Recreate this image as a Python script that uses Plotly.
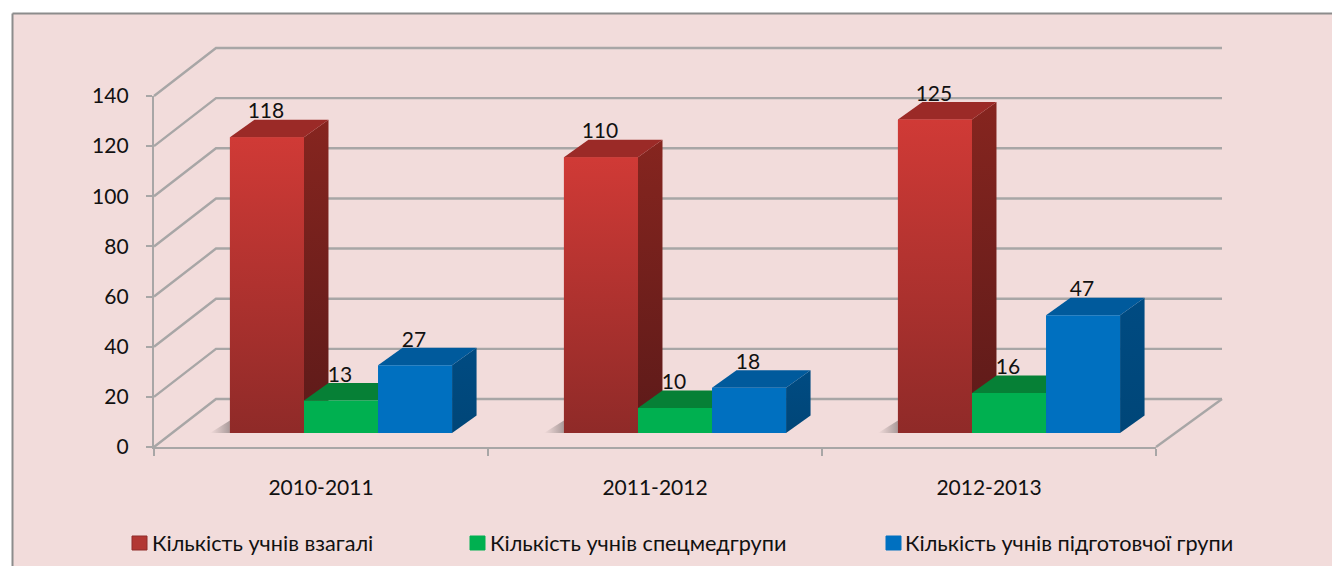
import plotly.graph_objects as go

categories = ["2010-2011", "2011-2012", "2012-2013"]
series_names = ["Кількість учнів взагалі", "Кількість учнів спецмедгрупи", "Кількість учнів підготовчої групи"]
total_students = [118, 110, 125]
medical_group = [13, 10, 16]
prep_group = [27, 18, 47]
y_ticks = [0, 20, 40, 60, 80, 100, 120, 140]

FONT = "Lato"
W, H = 1332, 566
X0, X1, Y0, Y1 = 154, 1156, 447, 96          # pixel box of the front axes
PXX = (X1 - X0) / 3
PXY = (Y0 - Y1) / 140
BARGAP = 0.335
BW = (1 - BARGAP) / 3
WALL_DX, WALL_DX_R, WALL_DY = 62 / PXX, 66 / PXX, 48 / PXY   # depth of the walls, in data units
BAR_DX, BAR_DY = 24.5 / PXX, 17.5 / PXY      # depth of each bar, in data units
SHIFT_X, SHIFT_Y = 20, 14                    # bars stand inside the floor

def x_dom(a, b, anchor, shift=0):
    o = X0 + shift
    return dict(domain=[a / W, b / W], range=[-0.5 + (a - o) / PXX, -0.5 + (b - o) / PXX],
                visible=False, anchor=anchor, fixedrange=True, automargin=False)

def y_dom(bot, top, anchor, shift=0):
    o = Y0 - shift
    return dict(domain=[1 - bot / H, 1 - top / H], range=[(o - bot) / PXY, (o - top) / PXY],
                visible=False, anchor=anchor, fixedrange=True, automargin=False)

fig = go.Figure()
GRID = "#a8a6a6"

fig.add_trace(go.Scatter(x=[0, 1, 2], y=[0, 0, 0], mode="none", showlegend=False, hoverinfo="skip"))

for v in y_ticks:
    fig.add_trace(go.Scatter(
        x=[-0.5, -0.5 + WALL_DX, 2.5 + WALL_DX_R], y=[v, v + WALL_DY, v + WALL_DY],
        mode="lines", line=dict(color=GRID, width=2.4), xaxis="x2", yaxis="y2",
        showlegend=False, hoverinfo="skip"))
fig.add_trace(go.Scatter(
    x=[2.5 + WALL_DX_R, 2.5], y=[WALL_DY, 0], mode="lines",
    line=dict(color=GRID, width=2.4), xaxis="x2", yaxis="y2", showlegend=False, hoverinfo="skip"))

series = [
    (total_students, "#ae3330", ("#8f2a28", "#d03a36"), "#9b2a27", ("#5c1a19", "#86251f")),
    (medical_group, "#00b050", None, "#068036", ("#056b2e", "#068036")),
    (prep_group, "#0070c0", None, "#005a9c", ("#004678", "#004b82")),
]

for i in range(3):
    left = i - 1.5 * BW
    fig.add_trace(go.Scatter(
        x=[left - 20 / PXX, left, left], y=[0, 5, 0], mode="lines", fill="toself", line=dict(width=0),
        fillgradient=dict(type="horizontal", colorscale=[[0, "rgba(120,110,110,0)"], [1, "rgba(110,100,100,0.55)"]]),
        xaxis="x3", yaxis="y3", showlegend=False, hoverinfo="skip"))

for s, (vals, _, _, top_c, side) in enumerate(series):
    for i, v in enumerate(vals):
        l = i + (s - 1.5) * BW
        r = l + BW
        fig.add_trace(go.Scatter(
            x=[r, r + BAR_DX, r + BAR_DX, r], y=[0, BAR_DY, v + BAR_DY, v],
            mode="lines", fill="toself", line=dict(width=0),
            fillgradient=dict(type="vertical", colorscale=[[0, side[0]], [1, side[1]]]),
            xaxis="x3", yaxis="y3", showlegend=False, hoverinfo="skip"))
        fig.add_trace(go.Scatter(
            x=[l, l + BAR_DX, r + BAR_DX, r], y=[v, v + BAR_DY, v + BAR_DY, v],
            mode="lines", fill="toself", fillcolor=top_c, line=dict(width=0),
            xaxis="x3", yaxis="y3", showlegend=False, hoverinfo="skip"))

for s, (vals, col, _, _, _) in enumerate(series):
    fig.add_trace(go.Bar(x=[0, 1, 2], y=vals, name=series_names[s], marker=dict(color=col, line=dict(width=0)),
                         xaxis="x4", yaxis="y4", showlegend=False))

for i, v in enumerate(series[0][0]):
    l = i - 1.5 * BW
    fig.add_trace(go.Scatter(
        x=[l, l, l + BW, l + BW], y=[0, v, v, 0], mode="lines", fill="toself", line=dict(width=0),
        fillgradient=dict(type="vertical", colorscale=[[0, series[0][2][0]], [1, series[0][2][1]]]),
        xaxis="x4", yaxis="y4", showlegend=False, hoverinfo="skip"))

for s, (vals, *_ ) in enumerate(series):
    fig.add_trace(go.Scatter(
        x=[i + (s - 1) * BW - 1 / PXX for i in range(3)], y=[v + 24 / PXY for v in vals],
        text=[str(v) for v in vals], mode="text", textposition="middle center",
        textfont=dict(family=FONT, size=21, color="#111111"),
        xaxis="x4", yaxis="y4", showlegend=False, hoverinfo="skip"))

LEG_Y = 543
FRAME_C = "#8c8c8c"
legend_items = [(132, 152, "#b23733", "#8f2d2b"), (470, 490, "#00b050", "#00b050"), (886, 905, "#0070c0", "#0070c0")]
FX, FY = 12.5 / W, 1 - 13.5 / H
shapes = [
    dict(type="rect", xref="paper", yref="paper", x0=FX, x1=1, y0=0, y1=FY, fillcolor="#f2dcdb",
         line=dict(width=0), layer="below"),
    dict(type="line", xref="paper", yref="paper", x0=FX, x1=1, y0=FY, y1=FY, line=dict(color=FRAME_C, width=2), layer="below"),
    dict(type="line", xref="paper", yref="paper", x0=FX, x1=FX, y0=0, y1=FY, line=dict(color=FRAME_C, width=2), layer="below"),
]
annotations = []
for (sx, tx, c, lc), name in zip(legend_items, series_names):
    shapes.append(dict(type="rect", xref="paper", yref="paper", x0=sx / W, x1=(sx + 15) / W,
                       y0=1 - (LEG_Y + 7) / H, y1=1 - (LEG_Y - 7) / H, fillcolor=c, line=dict(color=lc, width=1)))
    annotations.append(dict(xref="paper", yref="paper", x=tx / W, y=1 - LEG_Y / H, text=name, showarrow=False,
                            xanchor="left", yanchor="middle", xshift=-2,
                            font=dict(family=FONT, size=21.7, color="#111111")))

fig.update_layout(
    width=W, height=H, margin=dict(l=0, r=0, t=0, b=0), autosize=False,
    paper_bgcolor="#ffffff", plot_bgcolor="rgba(0,0,0,0)",
    barmode="group", bargap=BARGAP, bargroupgap=0, showlegend=False,
    font=dict(family=FONT, size=21, color="#111111"),
    shapes=shapes, annotations=annotations,
    xaxis=dict(domain=[X0 / W, X1 / W], range=[-0.5, 2.5], tickmode="array", tickvals=[0, 1, 2],
               ticktext=categories, ticks="", showgrid=False, zeroline=False, fixedrange=True, automargin=False,
               showline=True, linecolor=GRID, linewidth=2.4, ticklabelstandoff=21,
               minor=dict(tickmode="array", tickvals=[-0.5, 0.5, 1.5, 2.5], ticks="outside",
                          ticklen=7, tickwidth=2, tickcolor=GRID, showgrid=False),
               tickfont=dict(family=FONT, size=21, color="#111111")),
    yaxis=dict(domain=[1 - Y0 / H, 1 - Y1 / H], range=[0, 140], tickmode="array", tickvals=y_ticks,
               ticks="outside", ticklen=6, tickwidth=2, tickcolor=GRID, showgrid=False, zeroline=False,
               fixedrange=True, automargin=False, showline=True, linecolor=GRID, linewidth=2.4, ticklabelstandoff=13,
               tickfont=dict(family=FONT, size=21, color="#111111")),
    xaxis2=x_dom(140, 1240, "y2"), yaxis2=y_dom(465, 30, "x2"),
    xaxis3=x_dom(X0, 1260, "y3", SHIFT_X), yaxis3=y_dom(Y0, 20, "x3", SHIFT_Y),
    xaxis4=x_dom(X0, 1260, "y4", SHIFT_X), yaxis4=y_dom(Y0, 20, "x4", SHIFT_Y),
)
fig.update_traces(cliponaxis=False, selector=dict(type="bar"))

fig.write_html("out.html", post_script="document.body.style.margin='0';document.body.style.overflow='hidden';",
               config=dict(displayModeBar=False))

————————

> YOUR GOAL: Exactly as written, please give again the lines from the beginning of the listing through the line containing "y_ticks = [0, 20, 40, 60, 80, 100, 120, 140]", inclusive, without any pictures.

> ANSWER BELOW:
Recreate this image as a Python script that uses Plotly.
import plotly.graph_objects as go

categories = ["2010-2011", "2011-2012", "2012-2013"]
series_names = ["Кількість учнів взагалі", "Кількість учнів спецмедгрупи", "Кількість учнів підготовчої групи"]
total_students = [118, 110, 125]
medical_group = [13, 10, 16]
prep_group = [27, 18, 47]
y_ticks = [0, 20, 40, 60, 80, 100, 120, 140]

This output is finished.